L’après midi des milliers de personnes visitent ce lieu historique et le soir, dans la nuit claire, s’élèvent des gerbes de fusée, symbole de la flamme du souvenir.

 

Source : Dol indomptable et rebelle, Tony Le Montreer, 1946.

 

Déportés et résistants du Maquis de Broualan

BOHON Eugène. Né le 13 juin 1918 à Betton (35). Il entre dans le groupe FTP de Louvigné-Dingé et participe à différentes missions aux maquis de Broualan et de Haute-Sève. Il est chargé de convoyer les éléments F.T.P. et assure le transport des armes parachutées et récupérées. Nommé chef de groupe à Dingé, il participe à une action dirigée contre les soldats allemands garde-voies, dont l'un est tué (région de Combourg). Il est arrêté à Rennes par la gestapo le 27 juillet 44 à Rennes. Déporté le 2 août 44 de Rennes vers Belfort (Train dit de Langeais).

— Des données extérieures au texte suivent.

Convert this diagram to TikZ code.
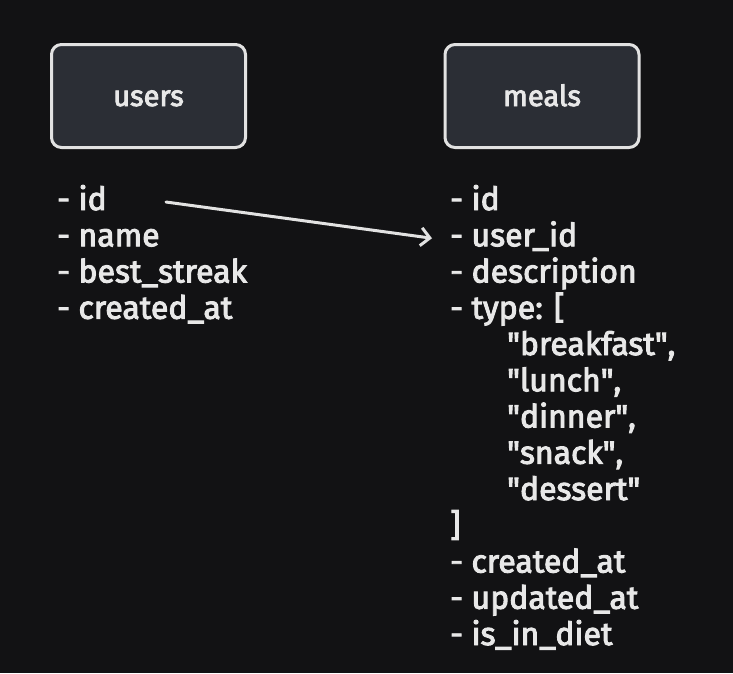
\documentclass[tikz,border=0pt]{standalone}
\usepackage{fontspec}
\setmainfont{Fira Sans}[FakeBold=3]
\usetikzlibrary{positioning, arrows.meta}

\definecolor{canvas}{HTML}{121214}
\definecolor{boxfill}{HTML}{2B2E35}
\definecolor{boxline}{HTML}{E2E2E2}
\definecolor{ink}{HTML}{E8E8E8}

\newcommand{\qq}[1]{\textquotedbl#1\textquotedbl}

\tikzset{
  tablebox/.style={draw=boxline, fill=boxfill, line width=3pt, rounded corners=10pt,
    minimum width=194pt, minimum height=103pt, outer sep=0pt, text=ink,
    text height=22pt, text depth=2pt, font=\fontsize{29}{34}\selectfont},
  field/.style={anchor=west, inner sep=0pt, text height=21pt, text depth=5pt,
    text=ink, font=\fontsize{32}{36}\selectfont},
  link/.style={draw=boxline, line width=3pt, line cap=round,
    -{Straight Barb[length=9pt,width=18pt,line width=3pt]}}
}

\begin{document}
\begin{tikzpicture}[x=1pt, y=-1pt, node distance=36.25pt]
	\fill[canvas] (0,0) rectangle (733,673);

	\node[tablebox] (users) at (148.5,96) {users};
	\node[tablebox] (meals) at (542,96) {meals};

	% users fields
	\node[field] (uid) at (57,202) {- id};
	\node[field, below=of uid.west, anchor=west] (uname) {- name};
	\node[field, below=of uname.west, anchor=west] (ustreak) {- best\_streak};
	\node[field, below=of ustreak.west, anchor=west] (ucreated) {- created\_at};

	% meals fields
	\node[field] (mid) at (450,202) {- id};
	\node[field, below=of mid.west, anchor=west] (muid) {- user\_id};
	\node[field, below=of muid.west, anchor=west] (mdesc) {- description};
	\node[field, below=of mdesc.west, anchor=west] (mtype) {- type: [};
	\node[field, below=of mtype.west, anchor=west, xshift=57pt] (tbreak) {\qq{breakfast},};
	\node[field, below=of tbreak.west, anchor=west] (tlunch) {\qq{lunch},};
	\node[field, below=of tlunch.west, anchor=west] (tdinner) {\qq{dinner},};
	\node[field, below=of tdinner.west, anchor=west] (tsnack) {\qq{snack},};
	\node[field, below=of tsnack.west, anchor=west] (tdessert) {\qq{dessert}};
	\node[field, below=of tdessert.west, anchor=west, xshift=-57pt] (mclose) {]};
	\node[field, below=of mclose.west, anchor=west] (mcreated) {- created\_at};
	\node[field, below=of mcreated.west, anchor=west] (mupdated) {- updated\_at};
	\node[field, below=of mupdated.west, anchor=west] (mdiet) {- is\_in\_diet};

	\draw[link] ([xshift=109pt]uid.west) -- ([xshift=-18pt]muid.west);
\end{tikzpicture}
\end{document}
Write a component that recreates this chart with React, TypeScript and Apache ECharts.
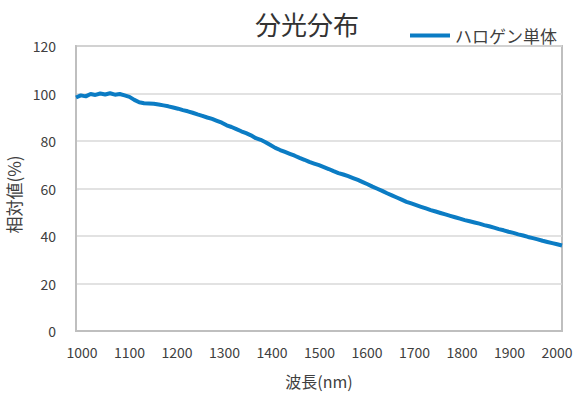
import React, { useEffect, useRef } from "react";
import * as echarts from "echarts";

const wavelengths: number[] = [
  1000, 1010, 1020, 1030, 1040, 1050, 1060, 1070, 1080, 1090,
  1100, 1110, 1120, 1130, 1140, 1150, 1160, 1170, 1180, 1190,
  1200, 1210, 1220, 1230, 1240, 1250, 1260, 1270, 1280, 1290,
  1300, 1310, 1320, 1330, 1340, 1350, 1360, 1370, 1380, 1390,
  1400, 1410, 1420, 1430, 1440, 1450, 1460, 1470, 1480, 1490,
  1500, 1510, 1520, 1530, 1540, 1550, 1560, 1570, 1580, 1590,
  1600, 1610, 1620, 1630, 1640, 1650, 1660, 1670, 1680, 1690,
  1700, 1710, 1720, 1730, 1740, 1750, 1760, 1770, 1780, 1790,
  1800, 1810, 1820, 1830, 1840, 1850, 1860, 1870, 1880, 1890,
  1900, 1910, 1920, 1930, 1940, 1950, 1960, 1970, 1980, 1990,
  2000,
];

const halogen: number[] = [
  98.3, 99.2, 98.8, 99.8, 99.4, 100.0, 99.6, 100.1, 99.5, 99.8,
  99.2, 98.6, 97.3, 96.3, 95.9, 95.8, 95.7, 95.4, 95.0, 94.6,
  94.1, 93.6, 93.0, 92.5, 91.9, 91.2, 90.6, 89.9, 89.3, 88.5,
  87.7, 86.6, 85.9, 85.0, 84.1, 83.3, 82.4, 81.2, 80.5, 79.5,
  78.3, 77.1, 76.2, 75.4, 74.6, 73.8, 72.9, 72.1, 71.2, 70.5,
  69.8, 69.0, 68.2, 67.3, 66.5, 65.9, 65.2, 64.4, 63.6, 62.7,
  61.8, 60.8, 59.9, 59.0, 58.0, 57.1, 56.2, 55.3, 54.4, 53.7,
  53.0, 52.3, 51.6, 50.9, 50.3, 49.7, 49.1, 48.5, 47.9, 47.3,
  46.7, 46.2, 45.7, 45.2, 44.6, 44.1, 43.5, 42.9, 42.4, 41.8,
  41.3, 40.7, 40.2, 39.6, 39.1, 38.6, 38.0, 37.5, 37.0, 36.5,
  36.0,
];

const seriesName = "ハロゲン単体";
const titleText = "分光分布";
const xName = "波長(nm)";
const yName = "相対値(%)";

export default function App() {
  const ref = useRef<HTMLDivElement>(null);

  useEffect(() => {
    if (!ref.current) return;
    const chart = echarts.init(ref.current, null, { renderer: "svg" });
    const cjk = '"Noto Sans CJK JP", "Noto Sans", sans-serif';
    const textColor = "#404040";
    chart.setOption({
      animation: false,
      backgroundColor: "#ffffff",
      title: {
        text: titleText,
        left: 302,
        top: 5,
        textAlign: "center",
        textStyle: { fontFamily: cjk, fontSize: 26, fontWeight: "normal", color: "#333333" },
      },
      legend: {
        left: 405,
        top: 22,
        icon: "rect",
        itemWidth: 40,
        itemHeight: 4,
        itemGap: 8,
        textStyle: { fontFamily: cjk, fontSize: 17, color: textColor },
        data: [seriesName],
      },
      grid: [
        {
          left: 76,
          right: 15,
          top: 46,
          bottom: 63,
          show: true,
          borderColor: "#bfbfbf",
          borderWidth: 2,
          outerBoundsMode: "none",
          containLabel: false,
        },
        {
          left: 82,
          right: 20,
          top: 46,
          bottom: 63,
          show: false,
          outerBoundsMode: "none",
          containLabel: false,
        },
      ],
      xAxis: [
        {
          type: "value",
          gridIndex: 0,
          min: 1000,
          max: 2000,
          interval: 100,
          axisLine: { show: true, lineStyle: { color: "#bfbfbf", width: 2 } },
          axisTick: { show: false },
          axisLabel: { show: false },
          splitLine: { show: false },
          name: xName,
          nameLocation: "middle",
          nameGap: 42,
          nameTextStyle: { fontFamily: cjk, fontSize: 16, color: textColor },
        },
        {
          type: "value",
          gridIndex: 1,
          min: 1000,
          max: 2000,
          interval: 100,
          axisLine: { show: false },
          axisTick: { show: false },
          splitLine: { show: false },
          axisLabel: {
            show: true,
            margin: 14,
            fontFamily: cjk,
            fontSize: 14,
            color: textColor,
            formatter: (v: number) => String(v),
          },
        },
      ],
      yAxis: [
        {
          type: "value",
          gridIndex: 0,
          min: 0,
          max: 120,
          interval: 20,
          axisLine: { show: true, lineStyle: { color: "#bfbfbf", width: 2 } },
          axisTick: { show: false },
          axisLabel: {
            margin: 20,
            fontFamily: cjk,
            fontSize: 14,
            color: textColor,
            formatter: (v: number) => String(v),
          },
          splitLine: { show: true, lineStyle: { color: "#d9d9d9", width: 1.5 } },
          name: yName,
          nameLocation: "middle",
          nameGap: 50,
          nameRotate: 90,
          nameTextStyle: { fontFamily: cjk, fontSize: 17, color: textColor, padding: [0, 12, 0, 0] },
        },
        {
          type: "value",
          gridIndex: 1,
          min: 0,
          max: 120,
          show: false,
        },
      ],
      series: [
        {
          name: seriesName,
          type: "line",
          xAxisIndex: 0,
          yAxisIndex: 0,
          data: wavelengths.map((w, i) => [w, halogen[i]]),
          showSymbol: false,
          symbol: "none",
          lineStyle: { color: "#0b7cc4", width: 4 },
          itemStyle: { color: "#0b7cc4" },
        },
      ],
    });
    return () => chart.dispose();
  }, []);

  return (
    <div
      ref={ref}
      style={{ position: "absolute", left: 0, top: 0, width: 577, height: 394 }}
    />
  );
}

BOHUON Francis. Né le 26 juin 1911 à Servon-sur-Vilaine (35). Membre depuis août 1943 du réseau de résistance F.T.P. Après avoir fait partie des maquis de Broualan, puis de Saint-Marcel, il est arrêté par la Gestapo, au domicile de sa soeur, 9 rue Hoche, à Rennes le 22 juin 1944. Interné à Jacques Cartier, après avoir été interrogé par la Gestapo. Il est fait partie du dernier convoi qui quitte Rennes le 3 août 1944. Arrivé à Belfort, il est libéré au Fort-Hatry le 26 août 1944.

CONHUET Louis. Né le 16 octobre 1898 à Dol-de-Bretagne, il entre dans la Résistance, activité à Dol-de-Bretagne et rejoint le maquis de Broualan. Il participe à la propagande anti-allemande. Il est arrêté par la milice le 7 juillet 1944, dans les bois, aux environs du maquis de Broualan, après l'investissement du maquis; il est libéré le 3 août, rejoint le secteur de Dol-de-Bretagne, où il participe aux opérations de nettoyage. Surpris par l'ennemi, il est tué à son poste de combat.

LELOSTEC André. Né le 3 juillet 1924 à saint-Servan. Il fait partie de la Résistance de juin 44 à août 44. Il rejoint le maquis de Broualan en juin 1944. Il participe à des actions de guérilla dans le nord de l'Ille-et-Vilaine. Volontaire pour les missions dans les lignes allemandes, il trouve la mort au cours d'un engagement à Saint-Armel en Ille-et-Vilaine.

LENEVETTE Roger[2], retrace son engagement dans la Résistance dans le groupe de Vieux-Vy-Sur-Couesnon. Il participe aux premiers parachutages et vit les journées de la Libération dans le pays. Il raconte son baptême du feu, l'arrestation d'Yvonnick Laurent, la traque des Allemands, la poursuite du combat dans les F.F.I.